Lady Sarashina lo tomó de la mano y le acarició la frente, que brillaba por el sudor que la cubría. Su conciencia ya se estaba apagando tras un esfuerzo mental tan agotador. Lord Dorn se inclinó sobre él. Un nimbo de luz centelleante rodeaba las curvas doradas de su armadura de combate, y la cercanía de un poder tan abrumador tuvo el mismo efecto que la descarga de un desfibrilador. Ibn Khaldun fue incapaz de dejarse caer en un trance recuperativo.

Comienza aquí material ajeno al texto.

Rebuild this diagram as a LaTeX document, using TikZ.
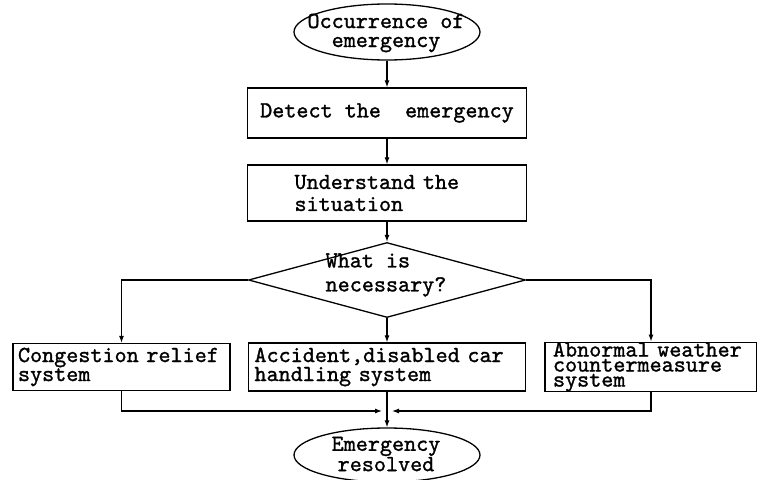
\documentclass[tikz,border=0pt]{standalone}
\usepackage{fontspec}
\newfontfamily\tw[FakeBold=1.2]{lmmono10-regular.otf}
\newcommand\twsize[2]{\tw\fontsize{#1}{#2}\selectfont\spaceskip=0.525em\relax\xspaceskip=0.525em\relax}
\usetikzlibrary{shapes.geometric,arrows.meta}
\begin{document}
\begin{tikzpicture}[x=1pt,y=-1pt,
  txt/.style={font=\twsize{23}{19}, inner sep=0pt},
  box/.style={draw, line width=1.3pt, txt, align=left},
  oval/.style={draw, line width=1.3pt, ellipse, inner sep=0pt},
  dia/.style={draw, line width=1.3pt, diamond, inner sep=0pt},
  conn/.style={line width=1.1pt},
  arr/.style={conn, -{Latex[length=7pt,width=5pt]}}]
\useasboundingbox (0,0) rectangle (757,479);
% start
\node[oval, minimum width=186pt, minimum height=56pt] (occ) at (387,32) {};
\node[txt, align=center] (occtxt) at (386,33) {Occurrence of\\emergency};
% detect
\node[box, minimum width=279pt, minimum height=50pt, align=center] (det) at (387,113) {Detect the~ emergency};
% understand
\node[box, minimum width=279pt, minimum height=56pt, inner xsep=47pt, text width=185pt,
      font=\twsize{23}{22}] (und) at (387,193) {Understand the\\situation};
% decision
\node[dia, minimum width=277pt, minimum height=75pt] (dec) at (387,280) {};
\node[txt, align=left, font=\twsize{23}{24}] (dectxt) at (386,275) {What is\\necessary?};
% three systems
\node[box, minimum width=217pt, minimum height=47pt, inner xsep=5pt, text width=207pt] (cong) at (121.5,367) {Congestion relief\\system};
\node[box, minimum width=277pt, minimum height=48pt, inner xsep=6pt, text width=265pt] (acc) at (387,367) {Accident,disabled car\\handling system};
\node[box, minimum width=212pt, minimum height=48pt, inner xsep=8pt, text width=196pt,
      font=\twsize{23}{15}] (wea) at (651,367) {Abnormal weather\\countermeasure\\system};
% end
\node[oval, minimum width=186pt, minimum height=54pt] (end) at (387,455) {};
\node[txt, align=center] (endtxt) at (386,454) {Emergency\\resolved};
% merge points
\coordinate (mL) at (382,411);
\coordinate (mR) at (392,411);
% connectors
\draw[arr] (occ.south) -- (det.north);
\draw[arr] (det.south) -- (und.north);
\draw[arr] (und.south) -- (dec.north);
\draw[arr] (dec.west) -| (cong.north);
\draw[arr] (dec.east) -| (wea.north);
\draw[arr] (dec.south) -- (acc.north);
\draw[arr] (acc.south) -- (end.north);
\draw[arr] (cong.south) |- (mL);
\draw[arr] (wea.south) |- (mR);
\end{tikzpicture}
\end{document}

—Maldita sea esa impaciencia tuya, Ferrus. Vas a acabar conmigo —susurró Dorn, y el tono de su voz dejó entrever la tremenda carga que sobrellevaba—. ¡El plan exige que cumplas mis órdenes al pie de la letra! —El primarca de los Puños Imperiales se volvió hacia el señor del coro—. ¿Ya no hay más? ¿Estáis seguros de que el mensaje está completo?

—Si Abir Ibn Khaldun dice que ya no hay más, es que ya no hay más —declaró el señor del coro—. Los criptoestesianos se encargarán de filtrar el flujo en busca de cualquier significado residual o de subtextos ocultos, pero Ibn Khaldun es uno de nuestros mejores astrópatas.

Rogal Dorn se le acercó y casi se le echó encima.

—¿Uno de los mejores? ¿Por qué no se ha empleado al mejor telépata para un mensaje tan crucial?

El señor del coro cruzó la mirada con la de Sarashina, e Ibn Khaldun notó la sensación de incomodidad que los invadía cuando formaron en sus mentes la imagen de un astrópata que había abandonado mucho tiempo atrás la Torre de los Susurros, cuando fue trasladado al elevado rango de telépata asignado a una casa patricia de la Navis Nobilitae.

—Nuestro mejor astrópata no se encuentra entre nosotros ahora mismo —le informó el señor del coro.

—Ordené que se utilizaran todos los medios posibles para conseguir información fiable de la frontera —dijo Dorn al mismo tiempo que ponía la mano sobre la empuñadura de ónice y oro de su espada de pesada hoja—. ¿Es que nadie entiende lo que está en juego? Me veo obligado a librar una guerra que no puedo ver, a enfrentarme a un enemigo al que no puedo valorar, y el único modo que tengo de lograrlo es saber con absoluta exactitud lo que ocurre en el trayecto hasta Isstvan. Para salvar al Imperio necesito que se utilice a los mejores agentes y operativos. La verdad es lo único que importa. ¿Lo entendéis?

—Lo entendemos muy bien, lord Dorn —le contestó el señor del coro tras dudar un momento.

—Nuestro mejor agente está regresando a nosotros en estos mismos momentos —añadió Sarashina—. Sin embargo, no se encuentra en condiciones de ayudarnos. Al menos, no todavía.

—¿Por qué no? —exigió saber Rogal Dorn.

Sarashina dejó escapar un suspiro.

—Porque debemos reconstruir su mente.